As it turned out, Ray did not return the favor. After the book was published by Saussy in 1987, Ray disavowed parts of it and sued Saussy.

“If certain facts were not correctly presented, he had only himself to blame, as he owned the stamp of approval,” Saussy says.

The lawsuit was later dropped, but a makeover edition of Tennessee Waltz, retitled Who Killed Martin Luther King?, was later published. It too ran into controversy because of unauthorized blurbs on the cover. Newspaper columnist Carl Rowan, King associate Andrew Young, and King’s son Martin Luther King III told The Washington Post in 1991 that they were quoted without permission and did not advocate the views expressed in the book. Young and Martin Luther King III have since become conspiracy supporters.

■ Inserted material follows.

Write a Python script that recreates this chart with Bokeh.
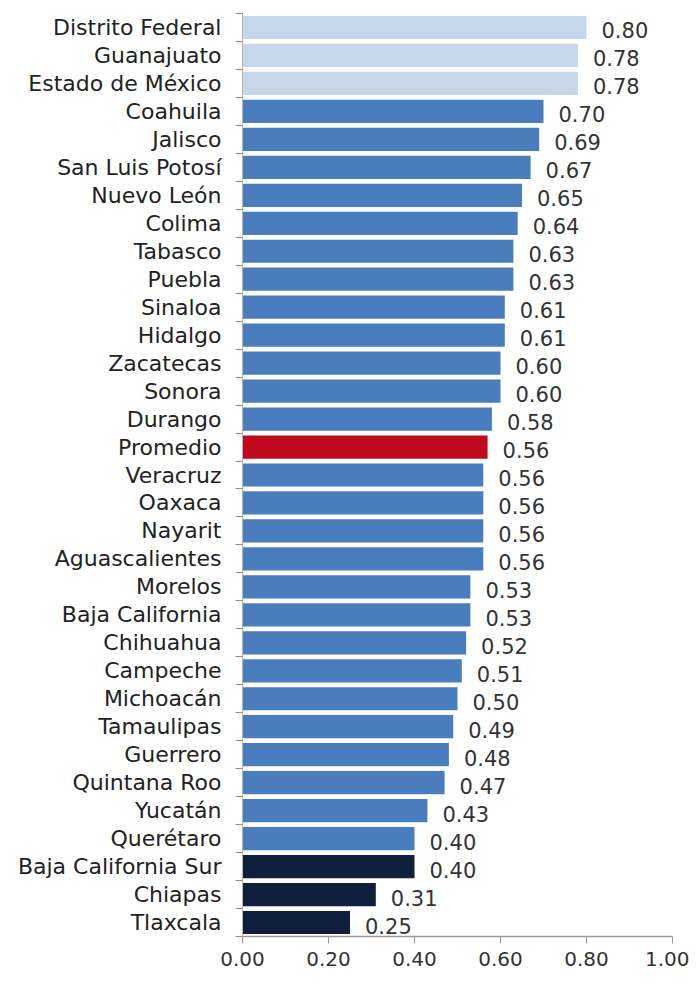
from bokeh.plotting import figure
from bokeh.models import ColumnDataSource, FixedTicker, NumeralTickFormatter, Range1d
from bokeh.core.properties import value
from bokeh.embed import file_html
from bokeh.resources import INLINE

states = ["Distrito Federal", "Guanajuato", "Estado de México", "Coahuila", "Jalisco",
          "San Luis Potosí", "Nuevo León", "Colima", "Tabasco", "Puebla", "Sinaloa",
          "Hidalgo", "Zacatecas", "Sonora", "Durango", "Promedio", "Veracruz", "Oaxaca",
          "Nayarit", "Aguascalientes", "Morelos", "Baja California", "Chihuahua",
          "Campeche", "Michoacán", "Tamaulipas", "Guerrero", "Quintana Roo", "Yucatán",
          "Querétaro", "Baja California Sur", "Chiapas", "Tlaxcala"]
values = [0.80, 0.78, 0.78, 0.70, 0.69, 0.67, 0.65, 0.64, 0.63, 0.63, 0.61, 0.61, 0.60,
          0.60, 0.58, 0.57, 0.56, 0.56, 0.56, 0.56, 0.53, 0.53, 0.52, 0.51, 0.50, 0.49,
          0.48, 0.47, 0.43, 0.40, 0.40, 0.31, 0.25]
labels = ["0.80", "0.78", "0.78", "0.70", "0.69", "0.67", "0.65", "0.64", "0.63", "0.63",
          "0.61", "0.61", "0.60", "0.60", "0.58", "0.56", "0.56", "0.56", "0.56", "0.56",
          "0.53", "0.53", "0.52", "0.51", "0.50", "0.49", "0.48", "0.47", "0.43", "0.40",
          "0.40", "0.31", "0.25"]
groups = ["top"] * 3 + ["mid"] * 12 + ["avg"] + ["mid"] * 14 + ["low"] * 3
x_ticks = [0.0, 0.2, 0.4, 0.6, 0.8, 1.0]

palette = {"top": "#c6d7ea", "mid": "#4a7dbd", "avg": "#c10a1d", "low": "#0f1f3d"}

n = len(states)
ypos = [n - 1 - i for i in range(n)]
colors = [palette[g] for g in groups]

src = ColumnDataSource(dict(y=ypos, v=values, lab=labels, c=colors, name=states))

p = figure(width=689, height=978, output_backend="svg", toolbar_location=None,
           x_range=Range1d(0, 1.0), y_range=Range1d(-0.5, n - 0.5),
           min_border_left=242, min_border_right=17, min_border_top=13,
           min_border_bottom=42)

p.hbar(y="y", right="v", left=0, height=0.83, fill_color="c", line_color=None, source=src)
p.text(x="v", y="y", text="lab", source=src, x_offset=15, y_offset=3,
       text_font=value("DejaVu Sans"), text_font_size="21px", text_color="#333333",
       text_align="left", text_baseline="middle")

p.xgrid.visible = False
p.ygrid.visible = False
p.outline_line_color = None

# x axis
p.xaxis.ticker = FixedTicker(ticks=x_ticks)
p.xaxis.formatter = NumeralTickFormatter(format="0.00")
p.xaxis.axis_line_color = "#9a9a9a"
p.xaxis.axis_line_width = 1.5
p.xaxis.major_tick_line_color = "#9a9a9a"
p.xaxis.major_tick_out = 7
p.xaxis.major_tick_in = 0
p.xaxis.minor_tick_line_color = None
p.xaxis.major_label_standoff = 8
p.xaxis.major_label_text_font = "DejaVu Sans"
p.xaxis.major_label_text_font_size = "20px"
p.xaxis.major_label_text_color = "#333333"

# y axis: labels at centres, ticks at category boundaries
p.yaxis.ticker = FixedTicker(ticks=ypos, minor_ticks=[k - 0.5 for k in range(n + 1)])
p.yaxis.major_label_overrides = {y: s for y, s in zip(ypos, states)}
p.yaxis.major_tick_line_color = None
p.yaxis.major_tick_out = 0
p.yaxis.major_tick_in = 0
p.yaxis.minor_tick_line_color = "#b08a70"
p.yaxis.minor_tick_out = 7
p.yaxis.minor_tick_in = 0
p.yaxis.axis_line_color = "#b5b5b5"
p.yaxis.major_label_standoff = 14
p.yaxis.major_label_text_font = "DejaVu Sans"
p.yaxis.major_label_text_font_size = "22px"
p.yaxis.major_label_text_color = "#222222"

open("out.html", "w").write(file_html(p, INLINE))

Saussy still thinks Ray was innocent.

“[Ray] was not up to an assassination,” Saussy says. “I’m sure if he had sniffed murder in the errands he was running, he would have run the other way. He just didn’t want trouble.”

Saussy says he does not personally know Lawson or Ray’s attorney William Pepper, but he admires them and their work. Pepper, he says half seriously, “should found a James Earl Ray School of Law specializing in criminal defense of indigent political targets.”

And if he is wrong about Ray?

“Then I’ve been conned,” he says. “No man’s opinions are infallible.”

Last December, when Saussy returned to Chattanooga for sentencing, he had a passing encounter with some reporters. He smiled at them and said, “I believe in happy endings.”

After half a year in prison, he thinks he has found his own happy ending, even if it is not exactly the one his old friends once imagined for him.

“I want the government to get its pound of flesh,” he says. “And I want to be safe behind my shield of Christian faith.”